## Stated problem
Reproduce all the lines below exactly and omit the images.

## Data section
— begin —

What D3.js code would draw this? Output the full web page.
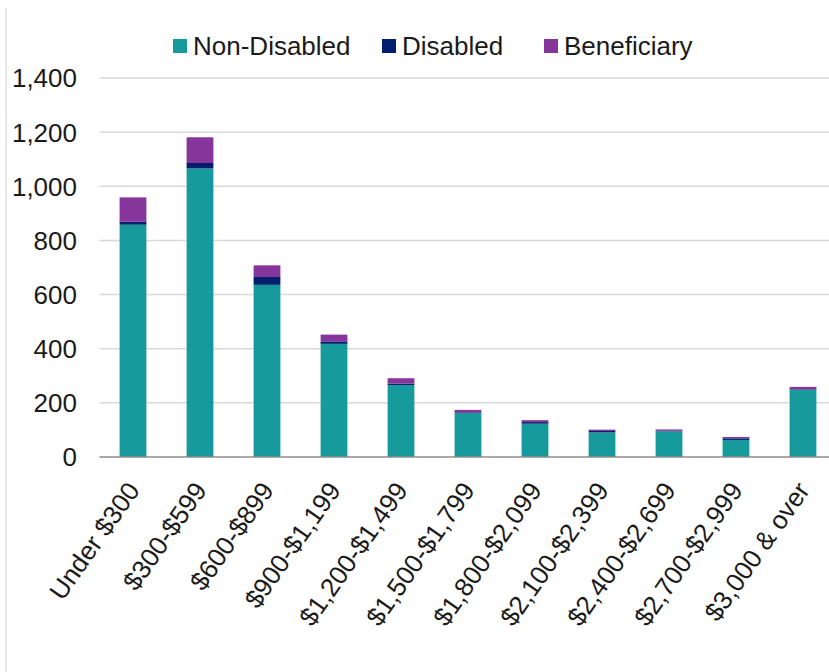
<!DOCTYPE html>
<html>
<head>
<meta charset="utf-8">
<script src="https://cdn.jsdelivr.net/npm/d3@7"></script>
<style>
  html, body { margin: 0; padding: 0; background: #fff; overflow: hidden; }
</style>
</head>
<body>
<div id="chart"></div>
<script>
// categories and series
const categories = ["Under $300", "$300-$599", "$600-$899", "$900-$1,199", "$1,200-$1,499",
    "$1,500-$1,799", "$1,800-$2,099", "$2,100-$2,399", "$2,400-$2,699", "$2,700-$2,999", "$3,000 & over"];
const nonDisabled = [858, 1066, 636, 418, 266, 162, 123, 91, 95, 63, 248];
const disabled    = [11, 20, 29, 9, 5, 3, 6, 5, 2, 6, 2];
const beneficiary = [90, 95, 43, 25, 20, 9, 7, 5, 5, 5, 9];
const seriesNames = ["Non-Disabled", "Disabled", "Beneficiary"];
const yTicks = [0, 200, 400, 600, 800, 1000, 1200, 1400];

const seriesColors = ["#179A9C", "#021F6E", "#86359A"];
const font = "'Liberation Sans', Arial, sans-serif";

const width = 829, height = 672;
const plot = { left: 99.5, right: 836.5, top: 78, bottom: 457 };

const svg = d3.select("#chart").append("svg")
    .attr("width", width)
    .attr("height", height)
    .attr("viewBox", `0 0 ${width} ${height}`);

// chart area left border
svg.append("line")
    .attr("x1", 6).attr("x2", 6)
    .attr("y1", 8).attr("y2", height)
    .attr("stroke", "#d0d0d0").attr("stroke-width", 1);

const rows = categories.map((c, i) => ({
    cat: c,
    "Non-Disabled": nonDisabled[i],
    "Disabled": disabled[i],
    "Beneficiary": beneficiary[i]
}));
const stacked = d3.stack().keys(seriesNames)(rows);

const x = d3.scaleBand()
    .domain(categories)
    .range([plot.left, plot.right])
    .paddingInner(0.6)
    .paddingOuter(0.3);

const y = d3.scaleLinear()
    .domain([0, 1400])
    .range([plot.bottom, plot.top]);

// gridlines
svg.append("g")
    .selectAll("line")
    .data(yTicks.filter(t => t > 0))
    .enter().append("line")
    .attr("x1", plot.left).attr("x2", plot.right)
    .attr("y1", d => y(d)).attr("y2", d => y(d))
    .attr("stroke", "#d9d9d9").attr("stroke-width", 1.5);

// y tick labels
svg.append("g")
    .selectAll("text")
    .data(yTicks)
    .enter().append("text")
    .attr("x", 77)
    .attr("y", d => y(d))
    .attr("dy", "0.36em")
    .attr("text-anchor", "end")
    .style("font-family", font)
    .style("font-size", "26px")
    .style("fill", "#1a1a1a")
    .text(d => d3.format(",")(d));

// stacked bars
svg.append("g")
    .selectAll("g")
    .data(stacked)
    .enter().append("g")
    .attr("fill", (d, i) => seriesColors[i])
    .selectAll("rect")
    .data(d => d)
    .enter().append("rect")
    .attr("x", d => x(d.data.cat))
    .attr("y", d => y(d[1]))
    .attr("width", x.bandwidth())
    .attr("height", d => y(d[0]) - y(d[1]));

// baseline
svg.append("line")
    .attr("x1", plot.left).attr("x2", plot.right)
    .attr("y1", plot.bottom).attr("y2", plot.bottom)
    .attr("stroke", "#8c8c8c").attr("stroke-width", 1.5);

// x labels, rotated
svg.append("g")
    .selectAll("text")
    .data(categories)
    .enter().append("text")
    .attr("transform", d => `translate(${x(d) + x.bandwidth() / 2}, ${plot.bottom + 28}) rotate(-55)`)
    .attr("text-anchor", "end")
    .attr("dy", "0.36em")
    .style("font-family", font)
    .style("font-size", "26px")
    .style("fill", "#1a1a1a")
    .text(d => d);

// legend
const legendX = [173, 382, 544];
const legend = svg.append("g")
    .selectAll("g")
    .data(seriesNames)
    .enter().append("g")
    .attr("transform", (d, i) => `translate(${legendX[i]}, 46)`);

legend.append("rect")
    .attr("x", 0).attr("y", -7)
    .attr("width", 14).attr("height", 14)
    .attr("fill", (d, i) => seriesColors[i]);

legend.append("text")
    .attr("x", 20)
    .attr("dy", "0.36em")
    .style("font-family", font)
    .style("font-size", "26px")
    .style("fill", "#1a1a1a")
    .text(d => d);
</script>
</body>
</html>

— end —

## Final answer
What D3.js code would draw this? Output the full web page.
<!DOCTYPE html>
<html>
<head>
<meta charset="utf-8">
<script src="https://cdn.jsdelivr.net/npm/d3@7"></script>
<style>
  html, body { margin: 0; padding: 0; background: #fff; overflow: hidden; }
</style>
</head>
<body>
<div id="chart"></div>
<script>
// categories and series
const categories = ["Under $300", "$300-$599", "$600-$899", "$900-$1,199", "$1,200-$1,499",
    "$1,500-$1,799", "$1,800-$2,099", "$2,100-$2,399", "$2,400-$2,699", "$2,700-$2,999", "$3,000 & over"];
const nonDisabled = [858, 1066, 636, 418, 266, 162, 123, 91, 95, 63, 248];
const disabled    = [11, 20, 29, 9, 5, 3, 6, 5, 2, 6, 2];
const beneficiary = [90, 95, 43, 25, 20, 9, 7, 5, 5, 5, 9];
const seriesNames = ["Non-Disabled", "Disabled", "Beneficiary"];
const yTicks = [0, 200, 400, 600, 800, 1000, 1200, 1400];

const seriesColors = ["#179A9C", "#021F6E", "#86359A"];
const font = "'Liberation Sans', Arial, sans-serif";

const width = 829, height = 672;
const plot = { left: 99.5, right: 836.5, top: 78, bottom: 457 };

const svg = d3.select("#chart").append("svg")
    .attr("width", width)
    .attr("height", height)
    .attr("viewBox", `0 0 ${width} ${height}`);

// chart area left border
svg.append("line")
    .attr("x1", 6).attr("x2", 6)
    .attr("y1", 8).attr("y2", height)
    .attr("stroke", "#d0d0d0").attr("stroke-width", 1);

const rows = categories.map((c, i) => ({
    cat: c,
    "Non-Disabled": nonDisabled[i],
    "Disabled": disabled[i],
    "Beneficiary": beneficiary[i]
}));
const stacked = d3.stack().keys(seriesNames)(rows);

const x = d3.scaleBand()
    .domain(categories)
    .range([plot.left, plot.right])
    .paddingInner(0.6)
    .paddingOuter(0.3);

const y = d3.scaleLinear()
    .domain([0, 1400])
    .range([plot.bottom, plot.top]);

// gridlines
svg.append("g")
    .selectAll("line")
    .data(yTicks.filter(t => t > 0))
    .enter().append("line")
    .attr("x1", plot.left).attr("x2", plot.right)
    .attr("y1", d => y(d)).attr("y2", d => y(d))
    .attr("stroke", "#d9d9d9").attr("stroke-width", 1.5);

// y tick labels
svg.append("g")
    .selectAll("text")
    .data(yTicks)
    .enter().append("text")
    .attr("x", 77)
    .attr("y", d => y(d))
    .attr("dy", "0.36em")
    .attr("text-anchor", "end")
    .style("font-family", font)
    .style("font-size", "26px")
    .style("fill", "#1a1a1a")
    .text(d => d3.format(",")(d));

// stacked bars
svg.append("g")
    .selectAll("g")
    .data(stacked)
    .enter().append("g")
    .attr("fill", (d, i) => seriesColors[i])
    .selectAll("rect")
    .data(d => d)
    .enter().append("rect")
    .attr("x", d => x(d.data.cat))
    .attr("y", d => y(d[1]))
    .attr("width", x.bandwidth())
    .attr("height", d => y(d[0]) - y(d[1]));

// baseline
svg.append("line")
    .attr("x1", plot.left).attr("x2", plot.right)
    .attr("y1", plot.bottom).attr("y2", plot.bottom)
    .attr("stroke", "#8c8c8c").attr("stroke-width", 1.5);

// x labels, rotated
svg.append("g")
    .selectAll("text")
    .data(categories)
    .enter().append("text")
    .attr("transform", d => `translate(${x(d) + x.bandwidth() / 2}, ${plot.bottom + 28}) rotate(-55)`)
    .attr("text-anchor", "end")
    .attr("dy", "0.36em")
    .style("font-family", font)
    .style("font-size", "26px")
    .style("fill", "#1a1a1a")
    .text(d => d);

// legend
const legendX = [173, 382, 544];
const legend = svg.append("g")
    .selectAll("g")
    .data(seriesNames)
    .enter().append("g")
    .attr("transform", (d, i) => `translate(${legendX[i]}, 46)`);

legend.append("rect")
    .attr("x", 0).attr("y", -7)
    .attr("width", 14).attr("height", 14)
    .attr("fill", (d, i) => seriesColors[i]);

legend.append("text")
    .attr("x", 20)
    .attr("dy", "0.36em")
    .style("font-family", font)
    .style("font-size", "26px")
    .style("fill", "#1a1a1a")
    .text(d => d);
</script>
</body>
</html>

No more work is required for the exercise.